Seeds and Stems. by Simon Hanselmann. Fantagraphics, 2020. 360pp. $29.99.
It is fitting to talk about Simon Hanselmann after having recently reviewed Comic Art in Museums since Hanselmann is the perfect example of a contemporary cartoonist on display within rarefied museum walls. Last year, was the show, Simon Hanselmann: Bad Gateway (April 12-Aug 11), in Seattle at the Bellevue Arts Museum. 2019 also had shows in Spain and France. Well, it’s all very fascinating since the adventures of Megg, Mogg and Owl are not rarefied at all–in fact, they are downright scatological! It’s material that would make the original ’60s underground comix creators proud. What is most compelling about Hanselmann’s work is how fiercely uninhibited it all is. A world where a witch is in a sexual relationship with a cat and a werewolf is perpetually engaged in drunken orgies with vampires is not something that just suddenly pops out of nowhere. It comes from a determined mind. A mind that takes creative risks and likes to work on the razor’s edge.
Simon Hanselmann is a serious artist making some of the most surreal and irreverent art: original, driven and purposeful. Seeds and Stems is the latest book with Fantagraphics; it collects numerous short works by Hanselmann and it helps explore the creative process. Much of it springs from work that originally appeared as minicomics. Hanselmann became a big name only a few years ago, circa 2013, around the time of a newspaper-format comic with Floating World Comics. Fans quickly grew from Hanselmann’s Girl Mountain on Tumblr. Megahex, from 2014, certainly cemented his reputation. You can read my review here. It was zines, then webcomics, books, then more zines. Seeds and Stems collects minicomic work going as far back as 2009, with most of the book covering 2016 up to 2019.
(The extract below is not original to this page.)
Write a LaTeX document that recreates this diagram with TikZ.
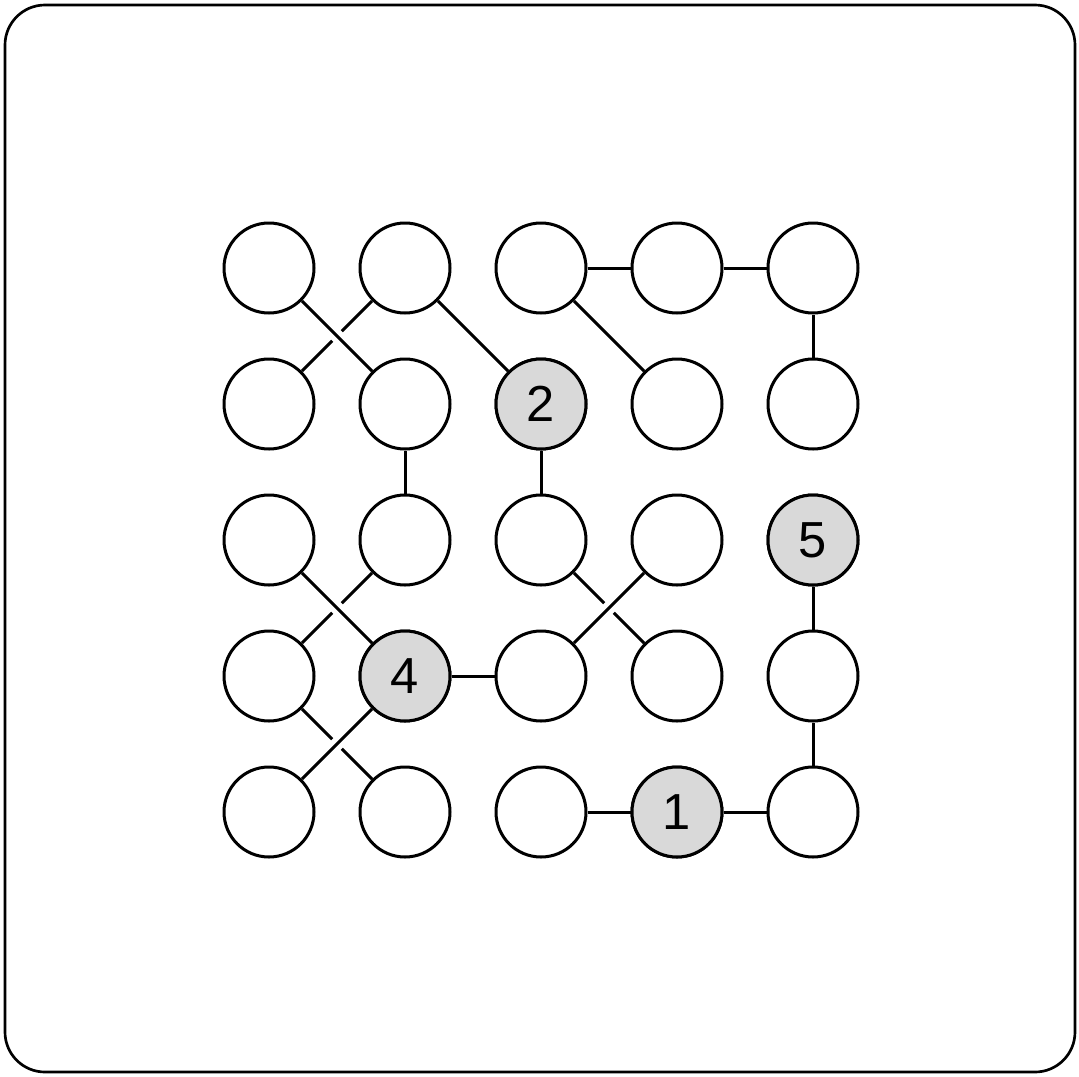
\documentclass[tikz,border=0pt]{standalone}
\usepackage{fontspec}
\setmainfont{Liberation Sans}
\usetikzlibrary{backgrounds}
\begin{document}
\begin{tikzpicture}[x=0.75pt,y=-0.75pt,
  cell/.style={circle,draw=black,line width=2.25pt,fill=white,minimum size=67.5pt,inner sep=0pt,
    font=\fontsize{38}{40}\selectfont},
  given/.style={cell,fill=black!15},
  link/.style={line width=2.25pt},
  over/.style={link,preaction={draw=white,line width=10pt}}]
\useasboundingbox (0,0) rectangle (1079,1076);
\draw[line width=2pt,rounded corners=30pt] (5,5) rectangle (1075,1072);
% nodes n<col><row>
\foreach \c in {1,...,5}{
  \foreach \r in {1,...,5}{
    \pgfmathsetmacro\xx{269+136*(\c-1)}
    \pgfmathsetmacro\yy{268+136*(\r-1)}
    \node[cell] (n\c\r) at (\xx,\yy) {};
  }
}
\node[given] at (n32) {2};
\node[given] at (n24) {4};
\node[given] at (n53) {5};
\node[given] at (n45) {1};
\begin{pgfonlayer}{background}
% plain links
\draw[link] (n31) -- (n41);
\draw[link] (n41) -- (n51);
\draw[link] (n51) -- (n52);
\draw[link] (n21) -- (n32);
\draw[link] (n31) -- (n42);
\draw[link] (n22) -- (n23);
\draw[link] (n32) -- (n33);
\draw[link] (n24) -- (n34);
\draw[link] (n53) -- (n54);
\draw[link] (n54) -- (n55);
\draw[link] (n35) -- (n45);
\draw[link] (n45) -- (n55);
% crossings: under then over
\draw[link] (n21) -- (n12);
\draw[over] (n11) -- (n22);
\draw[link] (n23) -- (n14);
\draw[over] (n13) -- (n24);
\draw[link] (n33) -- (n44);
\draw[over] (n43) -- (n34);
\draw[link] (n14) -- (n25);
\draw[over] (n24) -- (n15);
\end{pgfonlayer}
\end{tikzpicture}
\end{document}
If you enjoy rummaging through B-sides and learning about the creative process, then Seeds and Stem will be most satisfying. The world of minicomics is, at its core, the entry point for emerging new talent but it can also serve as an ongoing platform for established artists. Minicomics, as the name implies, are rather humble home-made projects. That’s not to say that a minicomic is to be dismissed as amateurish, although many an aspiring cartoonist would fit that profile. To some degree, you can think of them as comparable to an open mic night at a comedy club. Minicomics are very flexible, open to being very experimental and even treated more like a sketchbook than finished work. So too with young comics on stage not bothering with appearances and reading material right off their phone. That said, minicomics can also be highly polished works all to themselves. With that in mind, you are in for a treat with this collection.